_WHAT THE EXERCISE ASKS:_
All of the material should be reproduced exactly, with pictures left out.

------ DATA

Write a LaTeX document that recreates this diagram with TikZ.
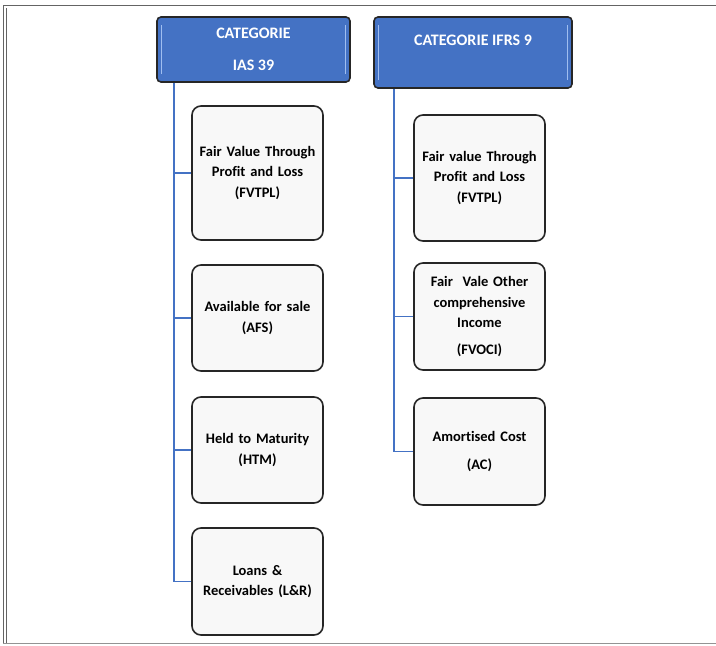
\documentclass[tikz,border=0pt]{standalone}
\usepackage{fontspec}
\setmainfont[Ligatures=NoCommon]{Carlito}
\definecolor{hdrblue}{RGB}{68,114,196}
\definecolor{hdredge}{RGB}{160,190,240}
\definecolor{boxgray}{RGB}{248,248,248}
\definecolor{framegray}{RGB}{100,100,100}

\begin{document}
\begin{tikzpicture}[x=1pt,y=-1pt,
    header/.style={draw=black!85,line width=1.6pt,fill=hdrblue,rounded corners=4pt,
        text=white,font=\fontsize{16}{20}\selectfont\bfseries,align=center,
        inner sep=0pt},
    catbox/.style={draw=black!85,line width=1.6pt,fill=boxgray,rounded corners=9pt,
        minimum width=131pt,text width=127pt,align=center,inner sep=0pt,
        font=\fontsize{14.5}{20.5}\selectfont\bfseries},
    trunk/.style={hdrblue,line width=1.8pt}]

 \useasboundingbox (0,0) rectangle (716,646);
 % frame
 \draw[framegray,line width=0.8pt] (3,643) -- (3,5) -- (716,5);
 \draw[framegray,line width=0.8pt] (6,643) -- (6,8);
 \draw[framegray!70,line width=1pt] (3,643) -- (716,643);

 % headers
 \node[header,minimum width=193pt,minimum height=65pt] (ias) at (253.5,49.5) {CATEGORIE\\[12pt]IAS 39};
 \node[header,minimum width=198pt,minimum height=71pt] (ifrs) at (473,52.5) {CATEGORIE IFRS 9\\[4pt]\mbox{}};
 \foreach \h in {ias,ifrs}{
   \draw[hdredge,line width=1.2pt] ([shift={(5,9)}]\h.north west) -- ([shift={(5,-9)}]\h.south west);
   \draw[hdredge,line width=1.2pt] ([shift={(-5,9)}]\h.north east) -- ([shift={(-5,-9)}]\h.south east);
 }

 % IAS 39 column
 \node[catbox,minimum height=134pt] (iasfv) at (257.5,173) {Fair Value Through\\Profit and Loss\\(FVTPL)};
 \node[catbox,minimum height=106pt] (afs) at (257.5,318) {Available for sale\\(AFS)};
 \node[catbox,minimum height=106pt] (htm) at (257.5,450) {Held to Maturity\\(HTM)};
 \node[catbox,minimum height=107pt] (lr) at (257.5,581.5) {Loans \&\\Receivables (L\&R)};

 % IFRS 9 column
 \node[catbox,minimum height=126pt] (ifrsfv) at (479.5,178) {Fair value Through\\Profit and Loss\\(FVTPL)};
 \node[catbox,minimum height=107pt] (fvoci) at (479.5,316.5) {Fair\ \ Vale Other\\comprehensive\\Income\\[6pt](FVOCI)};
 \node[catbox,minimum height=107pt] (ac) at (479.5,451.5) {Amortised Cost\\[8pt](AC)};

 % connectors
 \coordinate (iastop) at ([xshift=18pt]ias.south west);
 \coordinate (ifrstop) at ([xshift=21pt]ifrs.south west);
 \draw[trunk] (iastop) |- (lr.west);
 \foreach \b in {iasfv,afs,htm}
   \draw[trunk] (iastop |- \b.west) -- (\b.west);
 \draw[trunk] (ifrstop) |- (ac.west);
 \foreach \b in {ifrsfv,fvoci}
   \draw[trunk] (ifrstop |- \b.west) -- (\b.west);
\end{tikzpicture}
\end{document}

------------

_ANSWER TO THIS TASK:_
Write a LaTeX document that recreates this diagram with TikZ.
\documentclass[tikz,border=0pt]{standalone}
\usepackage{fontspec}
\setmainfont[Ligatures=NoCommon]{Carlito}
\definecolor{hdrblue}{RGB}{68,114,196}
\definecolor{hdredge}{RGB}{160,190,240}
\definecolor{boxgray}{RGB}{248,248,248}
\definecolor{framegray}{RGB}{100,100,100}

\begin{document}
\begin{tikzpicture}[x=1pt,y=-1pt,
    header/.style={draw=black!85,line width=1.6pt,fill=hdrblue,rounded corners=4pt,
        text=white,font=\fontsize{16}{20}\selectfont\bfseries,align=center,
        inner sep=0pt},
    catbox/.style={draw=black!85,line width=1.6pt,fill=boxgray,rounded corners=9pt,
        minimum width=131pt,text width=127pt,align=center,inner sep=0pt,
        font=\fontsize{14.5}{20.5}\selectfont\bfseries},
    trunk/.style={hdrblue,line width=1.8pt}]

 \useasboundingbox (0,0) rectangle (716,646);
 % frame
 \draw[framegray,line width=0.8pt] (3,643) -- (3,5) -- (716,5);
 \draw[framegray,line width=0.8pt] (6,643) -- (6,8);
 \draw[framegray!70,line width=1pt] (3,643) -- (716,643);

 % headers
 \node[header,minimum width=193pt,minimum height=65pt] (ias) at (253.5,49.5) {CATEGORIE\\[12pt]IAS 39};
 \node[header,minimum width=198pt,minimum height=71pt] (ifrs) at (473,52.5) {CATEGORIE IFRS 9\\[4pt]\mbox{}};
 \foreach \h in {ias,ifrs}{
   \draw[hdredge,line width=1.2pt] ([shift={(5,9)}]\h.north west) -- ([shift={(5,-9)}]\h.south west);
   \draw[hdredge,line width=1.2pt] ([shift={(-5,9)}]\h.north east) -- ([shift={(-5,-9)}]\h.south east);
 }

 % IAS 39 column
 \node[catbox,minimum height=134pt] (iasfv) at (257.5,173) {Fair Value Through\\Profit and Loss\\(FVTPL)};
 \node[catbox,minimum height=106pt] (afs) at (257.5,318) {Available for sale\\(AFS)};
 \node[catbox,minimum height=106pt] (htm) at (257.5,450) {Held to Maturity\\(HTM)};
 \node[catbox,minimum height=107pt] (lr) at (257.5,581.5) {Loans \&\\Receivables (L\&R)};

 % IFRS 9 column
 \node[catbox,minimum height=126pt] (ifrsfv) at (479.5,178) {Fair value Through\\Profit and Loss\\(FVTPL)};
 \node[catbox,minimum height=107pt] (fvoci) at (479.5,316.5) {Fair\ \ Vale Other\\comprehensive\\Income\\[6pt](FVOCI)};
 \node[catbox,minimum height=107pt] (ac) at (479.5,451.5) {Amortised Cost\\[8pt](AC)};

 % connectors
 \coordinate (iastop) at ([xshift=18pt]ias.south west);
 \coordinate (ifrstop) at ([xshift=21pt]ifrs.south west);
 \draw[trunk] (iastop) |- (lr.west);
 \foreach \b in {iasfv,afs,htm}
   \draw[trunk] (iastop |- \b.west) -- (\b.west);
 \draw[trunk] (ifrstop) |- (ac.west);
 \foreach \b in {ifrsfv,fvoci}
   \draw[trunk] (ifrstop |- \b.west) -- (\b.west);
\end{tikzpicture}
\end{document}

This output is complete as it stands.